──────── PROVIDED DATA ────────
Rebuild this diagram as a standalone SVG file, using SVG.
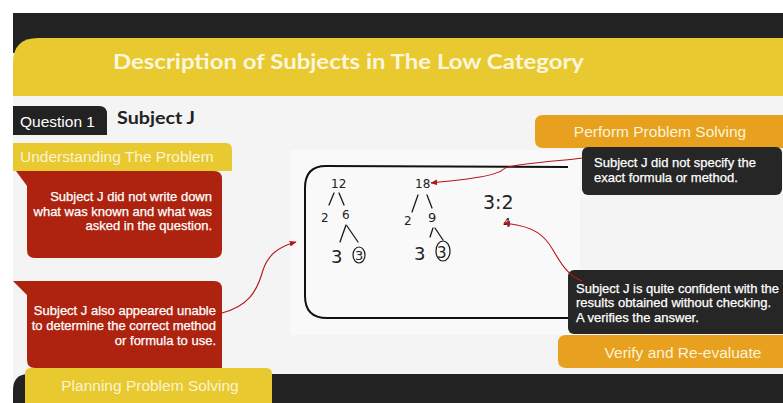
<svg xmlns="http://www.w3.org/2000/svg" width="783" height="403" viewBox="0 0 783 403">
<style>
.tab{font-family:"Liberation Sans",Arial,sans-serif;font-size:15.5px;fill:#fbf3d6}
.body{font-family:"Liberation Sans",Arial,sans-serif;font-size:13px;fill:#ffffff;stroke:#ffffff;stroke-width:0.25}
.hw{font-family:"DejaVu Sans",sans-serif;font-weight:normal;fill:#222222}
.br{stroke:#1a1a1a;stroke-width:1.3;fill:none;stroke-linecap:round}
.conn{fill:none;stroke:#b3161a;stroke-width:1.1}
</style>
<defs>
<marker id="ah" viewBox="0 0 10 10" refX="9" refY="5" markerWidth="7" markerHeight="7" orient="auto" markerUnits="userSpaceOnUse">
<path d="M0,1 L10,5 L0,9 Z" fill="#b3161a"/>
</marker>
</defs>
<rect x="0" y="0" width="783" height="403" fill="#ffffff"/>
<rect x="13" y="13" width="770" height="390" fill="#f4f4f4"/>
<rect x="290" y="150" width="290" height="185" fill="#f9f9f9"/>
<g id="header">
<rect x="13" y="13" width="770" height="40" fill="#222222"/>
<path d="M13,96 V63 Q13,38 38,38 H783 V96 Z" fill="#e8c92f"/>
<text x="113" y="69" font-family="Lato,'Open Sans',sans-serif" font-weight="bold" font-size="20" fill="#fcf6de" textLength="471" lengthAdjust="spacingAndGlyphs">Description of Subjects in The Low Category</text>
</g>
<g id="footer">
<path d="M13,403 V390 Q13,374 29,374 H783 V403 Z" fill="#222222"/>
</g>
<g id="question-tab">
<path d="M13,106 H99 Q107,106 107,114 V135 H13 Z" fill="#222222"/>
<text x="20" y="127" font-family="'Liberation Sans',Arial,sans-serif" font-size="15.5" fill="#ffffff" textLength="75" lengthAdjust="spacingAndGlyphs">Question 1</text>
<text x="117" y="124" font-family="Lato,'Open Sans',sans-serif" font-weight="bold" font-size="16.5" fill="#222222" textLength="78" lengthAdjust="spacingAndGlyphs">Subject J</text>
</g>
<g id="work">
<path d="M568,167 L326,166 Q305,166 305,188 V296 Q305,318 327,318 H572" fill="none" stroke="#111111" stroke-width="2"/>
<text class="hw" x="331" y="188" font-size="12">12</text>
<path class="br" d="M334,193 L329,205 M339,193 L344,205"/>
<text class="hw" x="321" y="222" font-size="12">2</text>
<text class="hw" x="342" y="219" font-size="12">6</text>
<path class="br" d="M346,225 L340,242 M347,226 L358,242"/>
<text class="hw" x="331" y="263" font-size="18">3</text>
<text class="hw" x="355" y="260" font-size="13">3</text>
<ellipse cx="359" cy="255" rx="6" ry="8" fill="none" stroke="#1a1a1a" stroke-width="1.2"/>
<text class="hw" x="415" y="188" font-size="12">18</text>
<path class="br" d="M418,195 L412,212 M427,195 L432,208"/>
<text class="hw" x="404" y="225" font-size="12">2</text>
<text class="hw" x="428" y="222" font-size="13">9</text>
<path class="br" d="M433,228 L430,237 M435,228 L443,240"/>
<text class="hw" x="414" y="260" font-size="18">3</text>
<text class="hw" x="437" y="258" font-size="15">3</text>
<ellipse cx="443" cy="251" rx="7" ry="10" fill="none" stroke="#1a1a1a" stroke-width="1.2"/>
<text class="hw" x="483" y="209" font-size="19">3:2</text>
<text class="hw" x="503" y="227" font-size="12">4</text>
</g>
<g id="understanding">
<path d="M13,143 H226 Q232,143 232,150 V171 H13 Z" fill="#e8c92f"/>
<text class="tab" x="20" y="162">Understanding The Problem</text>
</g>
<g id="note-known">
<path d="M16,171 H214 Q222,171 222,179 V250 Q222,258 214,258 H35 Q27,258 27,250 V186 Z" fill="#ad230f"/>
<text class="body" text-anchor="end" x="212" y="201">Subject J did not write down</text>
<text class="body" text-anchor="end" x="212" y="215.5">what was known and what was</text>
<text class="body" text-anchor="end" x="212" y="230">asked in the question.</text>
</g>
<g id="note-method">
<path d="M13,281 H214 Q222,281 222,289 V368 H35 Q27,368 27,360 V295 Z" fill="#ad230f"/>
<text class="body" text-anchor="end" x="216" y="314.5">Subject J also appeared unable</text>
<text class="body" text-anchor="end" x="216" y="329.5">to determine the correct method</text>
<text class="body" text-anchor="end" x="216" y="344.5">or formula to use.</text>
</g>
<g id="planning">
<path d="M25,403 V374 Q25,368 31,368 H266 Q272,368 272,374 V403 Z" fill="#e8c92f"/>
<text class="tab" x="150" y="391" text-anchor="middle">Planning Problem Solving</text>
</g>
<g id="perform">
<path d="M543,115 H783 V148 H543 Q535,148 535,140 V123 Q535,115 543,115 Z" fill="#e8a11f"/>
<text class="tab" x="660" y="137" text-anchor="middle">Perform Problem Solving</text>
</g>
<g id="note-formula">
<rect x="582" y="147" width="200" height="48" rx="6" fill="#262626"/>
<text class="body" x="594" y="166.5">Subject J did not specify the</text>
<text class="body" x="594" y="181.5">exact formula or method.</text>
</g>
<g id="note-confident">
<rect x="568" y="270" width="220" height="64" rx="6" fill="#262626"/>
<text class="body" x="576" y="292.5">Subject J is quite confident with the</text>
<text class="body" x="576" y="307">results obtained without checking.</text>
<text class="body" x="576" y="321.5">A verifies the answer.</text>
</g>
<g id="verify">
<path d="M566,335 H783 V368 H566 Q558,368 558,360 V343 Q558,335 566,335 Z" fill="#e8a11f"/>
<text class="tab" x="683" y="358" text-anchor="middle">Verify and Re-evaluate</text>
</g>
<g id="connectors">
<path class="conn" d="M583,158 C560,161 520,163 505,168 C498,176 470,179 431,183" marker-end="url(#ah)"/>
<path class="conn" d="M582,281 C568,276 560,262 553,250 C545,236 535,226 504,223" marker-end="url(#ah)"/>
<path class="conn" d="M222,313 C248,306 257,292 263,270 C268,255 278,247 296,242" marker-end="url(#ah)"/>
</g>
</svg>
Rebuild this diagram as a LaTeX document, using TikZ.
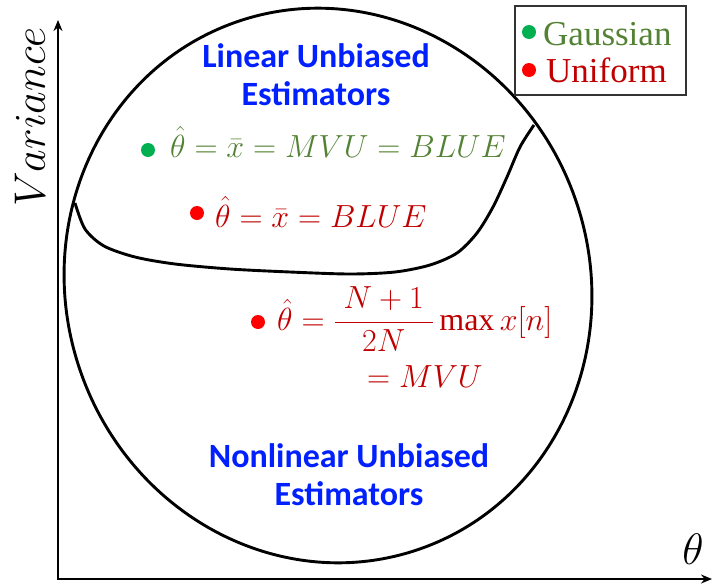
────────
INSTRUCTION:
Make a verbatim copy of all the entries and strip out the pictures.

ANSWER TO THE EXERCISE:
Rebuild this diagram as a standalone SVG file, using SVG.
<svg xmlns="http://www.w3.org/2000/svg" width="783" height="403" viewBox="0 0 783 403">
<style>
.tab{font-family:"Liberation Sans",Arial,sans-serif;font-size:15.5px;fill:#fbf3d6}
.body{font-family:"Liberation Sans",Arial,sans-serif;font-size:13px;fill:#ffffff;stroke:#ffffff;stroke-width:0.25}
.hw{font-family:"DejaVu Sans",sans-serif;font-weight:normal;fill:#222222}
.br{stroke:#1a1a1a;stroke-width:1.3;fill:none;stroke-linecap:round}
.conn{fill:none;stroke:#b3161a;stroke-width:1.1}
</style>
<defs>
<marker id="ah" viewBox="0 0 10 10" refX="9" refY="5" markerWidth="7" markerHeight="7" orient="auto" markerUnits="userSpaceOnUse">
<path d="M0,1 L10,5 L0,9 Z" fill="#b3161a"/>
</marker>
</defs>
<rect x="0" y="0" width="783" height="403" fill="#ffffff"/>
<rect x="13" y="13" width="770" height="390" fill="#f4f4f4"/>
<rect x="290" y="150" width="290" height="185" fill="#f9f9f9"/>
<g id="header">
<rect x="13" y="13" width="770" height="40" fill="#222222"/>
<path d="M13,96 V63 Q13,38 38,38 H783 V96 Z" fill="#e8c92f"/>
<text x="113" y="69" font-family="Lato,'Open Sans',sans-serif" font-weight="bold" font-size="20" fill="#fcf6de" textLength="471" lengthAdjust="spacingAndGlyphs">Description of Subjects in The Low Category</text>
</g>
<g id="footer">
<path d="M13,403 V390 Q13,374 29,374 H783 V403 Z" fill="#222222"/>
</g>
<g id="question-tab">
<path d="M13,106 H99 Q107,106 107,114 V135 H13 Z" fill="#222222"/>
<text x="20" y="127" font-family="'Liberation Sans',Arial,sans-serif" font-size="15.5" fill="#ffffff" textLength="75" lengthAdjust="spacingAndGlyphs">Question 1</text>
<text x="117" y="124" font-family="Lato,'Open Sans',sans-serif" font-weight="bold" font-size="16.5" fill="#222222" textLength="78" lengthAdjust="spacingAndGlyphs">Subject J</text>
</g>
<g id="work">
<path d="M568,167 L326,166 Q305,166 305,188 V296 Q305,318 327,318 H572" fill="none" stroke="#111111" stroke-width="2"/>
<text class="hw" x="331" y="188" font-size="12">12</text>
<path class="br" d="M334,193 L329,205 M339,193 L344,205"/>
<text class="hw" x="321" y="222" font-size="12">2</text>
<text class="hw" x="342" y="219" font-size="12">6</text>
<path class="br" d="M346,225 L340,242 M347,226 L358,242"/>
<text class="hw" x="331" y="263" font-size="18">3</text>
<text class="hw" x="355" y="260" font-size="13">3</text>
<ellipse cx="359" cy="255" rx="6" ry="8" fill="none" stroke="#1a1a1a" stroke-width="1.2"/>
<text class="hw" x="415" y="188" font-size="12">18</text>
<path class="br" d="M418,195 L412,212 M427,195 L432,208"/>
<text class="hw" x="404" y="225" font-size="12">2</text>
<text class="hw" x="428" y="222" font-size="13">9</text>
<path class="br" d="M433,228 L430,237 M435,228 L443,240"/>
<text class="hw" x="414" y="260" font-size="18">3</text>
<text class="hw" x="437" y="258" font-size="15">3</text>
<ellipse cx="443" cy="251" rx="7" ry="10" fill="none" stroke="#1a1a1a" stroke-width="1.2"/>
<text class="hw" x="483" y="209" font-size="19">3:2</text>
<text class="hw" x="503" y="227" font-size="12">4</text>
</g>
<g id="understanding">
<path d="M13,143 H226 Q232,143 232,150 V171 H13 Z" fill="#e8c92f"/>
<text class="tab" x="20" y="162">Understanding The Problem</text>
</g>
<g id="note-known">
<path d="M16,171 H214 Q222,171 222,179 V250 Q222,258 214,258 H35 Q27,258 27,250 V186 Z" fill="#ad230f"/>
<text class="body" text-anchor="end" x="212" y="201">Subject J did not write down</text>
<text class="body" text-anchor="end" x="212" y="215.5">what was known and what was</text>
<text class="body" text-anchor="end" x="212" y="230">asked in the question.</text>
</g>
<g id="note-method">
<path d="M13,281 H214 Q222,281 222,289 V368 H35 Q27,368 27,360 V295 Z" fill="#ad230f"/>
<text class="body" text-anchor="end" x="216" y="314.5">Subject J also appeared unable</text>
<text class="body" text-anchor="end" x="216" y="329.5">to determine the correct method</text>
<text class="body" text-anchor="end" x="216" y="344.5">or formula to use.</text>
</g>
<g id="planning">
<path d="M25,403 V374 Q25,368 31,368 H266 Q272,368 272,374 V403 Z" fill="#e8c92f"/>
<text class="tab" x="150" y="391" text-anchor="middle">Planning Problem Solving</text>
</g>
<g id="perform">
<path d="M543,115 H783 V148 H543 Q535,148 535,140 V123 Q535,115 543,115 Z" fill="#e8a11f"/>
<text class="tab" x="660" y="137" text-anchor="middle">Perform Problem Solving</text>
</g>
<g id="note-formula">
<rect x="582" y="147" width="200" height="48" rx="6" fill="#262626"/>
<text class="body" x="594" y="166.5">Subject J did not specify the</text>
<text class="body" x="594" y="181.5">exact formula or method.</text>
</g>
<g id="note-confident">
<rect x="568" y="270" width="220" height="64" rx="6" fill="#262626"/>
<text class="body" x="576" y="292.5">Subject J is quite confident with the</text>
<text class="body" x="576" y="307">results obtained without checking.</text>
<text class="body" x="576" y="321.5">A verifies the answer.</text>
</g>
<g id="verify">
<path d="M566,335 H783 V368 H566 Q558,368 558,360 V343 Q558,335 566,335 Z" fill="#e8a11f"/>
<text class="tab" x="683" y="358" text-anchor="middle">Verify and Re-evaluate</text>
</g>
<g id="connectors">
<path class="conn" d="M583,158 C560,161 520,163 505,168 C498,176 470,179 431,183" marker-end="url(#ah)"/>
<path class="conn" d="M582,281 C568,276 560,262 553,250 C545,236 535,226 504,223" marker-end="url(#ah)"/>
<path class="conn" d="M222,313 C248,306 257,292 263,270 C268,255 278,247 296,242" marker-end="url(#ah)"/>
</g>
</svg>
Rebuild this diagram as a LaTeX document, using TikZ.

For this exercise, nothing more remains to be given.